Pardon me for feeling okay about the free Market.  I’m all for BAC going on — I’ve gone on record as a fan of the show, but two of the last shows that I saw left a lot to be desired.  The very idea that BAC needs “another $11.5 million to produce the circus each year" is  ludicrous.  How many people did it take, couple of years back, to put on a show that was going to be live-streamed into hundreds of movie houses, nationwide, and fail to have bodies in more than maybe a third of the seats?  How many? All of which promoted my brother Dick, who watched the show in a Utah movie house, with one other person – his wife — to declare, “You’re watching a loser.”   A key issue the Times story failed to address: Why can’t this show attract larger crowds as once it did?  Maybe it’s the public’s declining taste for circus? Or maybe a bloated and bumbling Big Apple Circus organization, itself perhaps the biggest of all charity cases.  Maybe the Times will fork over a nice clean $1 mil.  So far, show has raised half a million, and that's not bad.  When it comes to soliciting,
they are pros.


END RINGERS: Boffo early biz for Cirque du Soleil’s  Paramour down a bit since bum reviews hit the streets. Another new CDS property, Tourk – The First Flight, pulling in tepid notices ...  Historical relief may be on the way!  From Don Covington comes  news that Circus 1903 is promising to "recreate a turn of the twentieth century circus" in a nationally touring theater show.  Premiere set for LA in February. Another reason to go down there again ... Carson & Barnes, without admitting wrongdoing, agreed to fork up a $16, 000 fine for putting its elephants in dangerous proximity to  customers ...  Lastly, on the passing of Pete Cristiani, I once worked for the man  (and for the lovely Norma), but only for six weeks on Wallace Bros., too thin-skinned to be truly “with it and for it.” I would forever after think of Pete as the Robert Mitchum of the big Top.  Once, while passing me on the midway during set up with a sledgehammer in my hand (if you can believe that), he called me Snow Cone.  Okay, maybe a job description upgrade from Hot Dog?

I feel very sad posting this.
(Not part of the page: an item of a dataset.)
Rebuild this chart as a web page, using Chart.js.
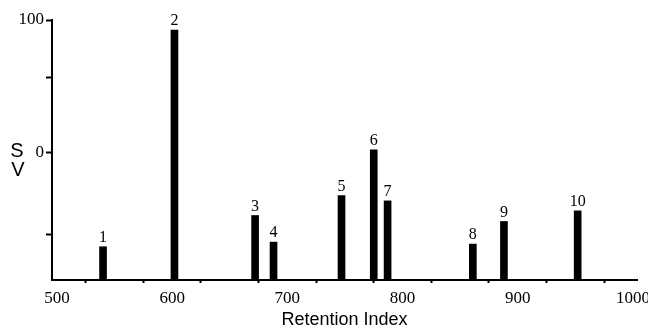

In my boyhood, when the Clyde Beatty Circus came to town, I got to climb up into one of the bed reg wagons, to help hoist seating parts over the edge and down onto the ground.  And to help raise the sidewall.  I was given a ticket that got me into the sideshow, and into both performances of the big show that day.  Sat on hard planks and thrilled to the wonder of it all.  Gone are those days we once so easily enjoyed. 

4 comments:

Harry Kingston said...

David,
I just got news that Cole Bros cannot get the Mexican tent crew in and is cancelling more start dates.
Will Cole ever get out of the barn to get down the circus trail.
Ok lets say they start in July and what kind of a season will that be that will be 5 or 6 months and to me they will have to play into 2017 to break even.
I am hoping they make it and have a good season when they ever come out.
My mother took me to see the 1956 second season Beatty railroad circus and I did not know then, I was seeing history being made then.
My heart lies with the tent circuses that are left today.
You got to make the nut.
Harry in Texas

Showbiz David said...

Well put, Harry

And thanks for info.

Harry Kingston said...

Well I just saw on the computer that King Cole Circus is coming out on July 8th for sure up East till November.
I wish them luck.
Harry in Texas

Harry Kingston said...

David,
Just saw Garden Bros here in town and what a very good performance that had and they had a packed house for the 4:30 performance.
They made the nut here the first performance.
I had a great time visiting with the show folks and was treated great and no complaints here.
When the Carson and Barnes leased elephants came out here in town they got applause
before and after the performance by Anthony Frisco.
So locals want to see elephants in a circus.
I heard King Cole will be on 10 trucks.
And if the performance is on par with what I saw on Garden Bros it ought to be great.
I had a great visit with Zack Garden and hope the circus comes back as they have always made money here in town.